Saya lumayan bingung ketika mendapati Kabupaten Temanggung tak mempunyai tempat wisata khusus yang terkait dengan kopi. Temanggung sebagai pemilik ladang terbesar "java" malah belum bisa mengklaim identitas ini. Saya sering berpikir untuk membuka atau setidaknya mempromosikan komoditas kopi sebagai salah satu produk unggulan yang dikemas dalam tambahan atraksi wisata. Model wisata agrobisnis semacam ini sudah banyak dirintis, seperti misalnya perkebunan teh di kawasan Puncak, Jawa Barat. Lalu kebun stroberi di Bandung dan sekitarnya.
Kopi, sekarang masuk dalam gaya hidup. Warga kota sering menebus kopi dengan harga mahal yang dibuka melalui gerai kopi impor. Padahal kopi yang mereka hirup banyak diproduksi dari Indonesia, diekspor keluar, lalu diimpor kembali, dan dijual dengan berbagai komponen biaya adisional.
Temanggung masuk dalam proses kedua. Daerah ini adalah eksportir kopi nomer satu di Jawa Tengah. Data Promo Jateng menyebutkan 40% komoditas ekspor kopi dikapalkan dari daerah ini melalui kanal di Malang dan Semarang. 5500 ton kopi robusta, dan 365 ton arabika dihasilkan tiap tahun dari daerah ini, terutama di wilayah utara yang memiliki ketinggian dan iklim tepat. Dari jumlah sekian, tak ada yang disirkulasikan secara lokal, sehingga masuk akal bila tak banyak orang yang mengetahui potensi daerah ini.
Temanggung mestinya mulai bisa menangkap potensi ini sebagai alternatif dari imej tembakau yang sudah melekat sebelumnya.

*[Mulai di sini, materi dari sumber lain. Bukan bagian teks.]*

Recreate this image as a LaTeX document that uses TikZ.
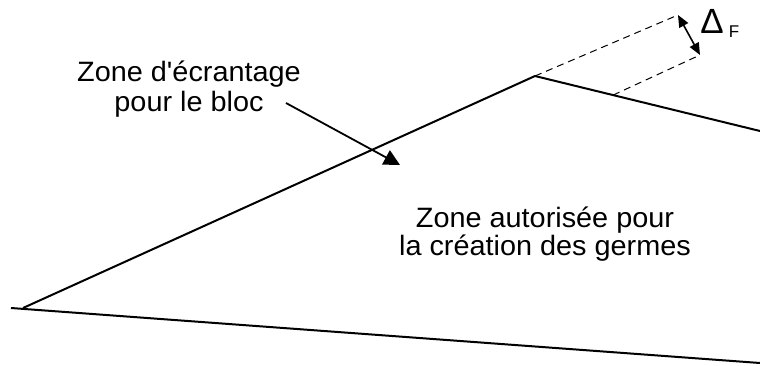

Membuat konsep agrowisata perkebunan kopi, yang dikemas dalam walkthrough wisata, tentu akan menarik perhatian para penikmat kopi di kota. Kota besar terdekat Temanggung, Yogyakarta dan Semarang, memiliki jumlah penikmat kopi yang tak sedikit. Getaway berupa perkebunan kopi yang asri sambil berkesempatan menyeduh kopi robusta asli Jawa tentu akan menjadi pengalaman yang menyenangkan. Mereka bisa menikmati keteduhan alam pegunungan sambil menanamkan identitas kopi Jawa yang sohor dari dulu kala.
Bagi saya, pecinta kopi yang asli Temanggung, berpendapat bahwa itu bisa menjadi destinasi wisata yang ideal. Losari mungkin bisa menjadi preseden bagus, hanya kemasan dan nama kopinya juga wajib menjual aspek lokalitas. Agar masyarakat tak hanya kenal dengan kopi Banaran, yang bukan dari Temanggung, sebagai wakil java. (Sumber gambar: Shutterstock)
Bagi Anda yang sering melewati rute Semarang - Jogja via Ambarawa, mungkin tak akan asing dengan beberapa kebun kopi yang nampak di perjalanan. Dalam khasanah kopi Nusantara, dikenal pula varian kopi Banaran, merujuk nama tempat yang secara yurisdiksi masuk dalam Kabupaten Semarang.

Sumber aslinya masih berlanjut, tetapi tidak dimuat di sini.